“He lived up to a criterion I have always admired, uttered by Chaucer’s Wife of Bath: ‘For I have had my world as in my time,’” said Dwight Eddins of his late friend and colleague, professor emeritus Alvin “Al” Sella. Sella died Monday, April 8 at age 93.
Sella worked in the department of art and art history at The University of Alabama for 35 years, retiring in 1996. Sella did not stop then, however, and continued to teach classes until 2010 out of popular demand.
“Al lived about as fully as a human being can live,” Eddins, a UA English professor, said, “sustained by the deep affections and camaraderie of his friends, by his passionate devotion to teaching, and by his love and mastery of an art that took him to his studio early each morning to paint, well on into old age.”
Eddins was a close friend of Sella for more than 40 years. He said he and Sella often had drinks at the University Club and the now long-defunct Solomon’s Downstairs.
“We would talk about everything under the sun, including the arts we practiced. Painting, of course, for him, poetry for me,” Eddins said.
Sella studied art all over the country, including at the Yale School of Fine Arts, Art Students League of New York, Columbia University School of Arts, Syracuse University College of Fine Arts and the University of New Mexico department of art. He won many awards for his work such as The University of Alabama Society of Fine Art’s Distinguished Arts Career Award and the Alabama State Council on Art’s Governor’s Arts Award.
Sella began his tenure at The University of Alabama in 1960 teaching courses in painting and drawing. An excerpt from a 1970’s course catalog describes Sella as a man who certainly knows art.
“But some students don’t understand what he expects of them.
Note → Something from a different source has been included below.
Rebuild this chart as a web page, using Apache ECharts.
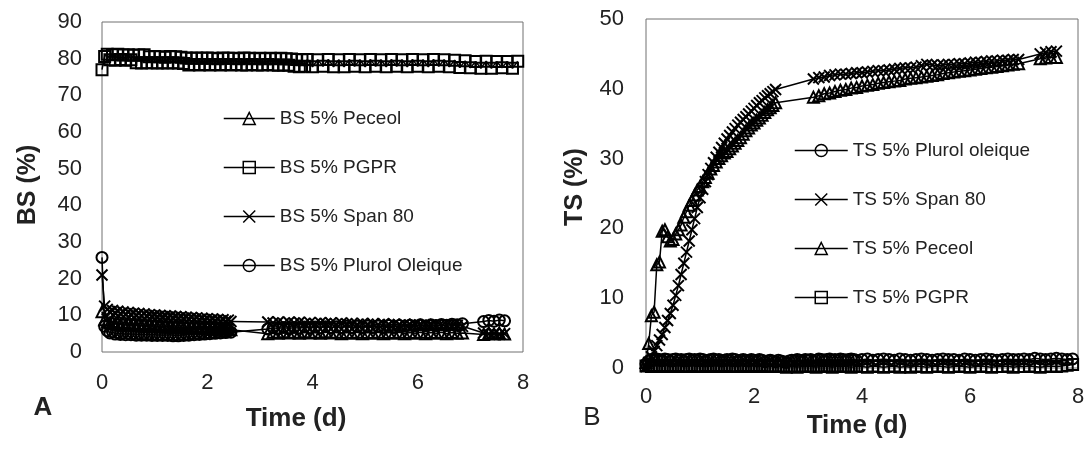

He demands near perfection, but also manages to make you appreciate the subject,” according to the course description. “If you can get over your fear of him, it’s a great course.”
Tom Barnes, a UA art professor and long-time friend and colleague of Sella, said Sella will be most remembered as an enthusiastic teacher who wanted to instill passion in his students for making something beautiful.
“He wanted students in his painting, drawing and design classes to care about what they were doing,” Barnes said. “He wanted this in a way that is often missing today.”
Sella felt that true art ultimately came from somewhere deep inside the self and wasn’t superficial, Barnes said.
“He felt that it took struggle and hard work to bring it out of the subconscious,” Barnes said.
Eddins said Sella will be remembered as the finest painter ever to display his art at the University, and as the most powerful, effective teacher his students ever encountered.
“He was very vocal in criticism, which sometimes included swear words in both English and Italian,” Eddins said. “And he was demonstrative, not only drawing a black line through parts of a drawing, which he felt were not up to standard, but occasionally throwing the work out of the window.”
Eddins said Sella’s tactics worked, however, and students normally ended up back in his good graces.
Barnes recalled the times Sella would ride his bicycle around campus with a wooden clothespin holding his Dolce & Gabbana slacks away from the chain and revealing his trademark red socks.
“Many a student was jolted as Al would ride right up on them from behind before laying on his bike’s bugle horn to warn them he was coming through,” Barnes said.
Sella was preceded in death by his wife, Maria Sella, his parents, Jospeh and Mary Aimone Sella and his brother Eugene Sella. He is survived by his three sons, David, Alvin and Nicholas Sella and his two grandchildren, Nicholas and Anna Kathryn Sella.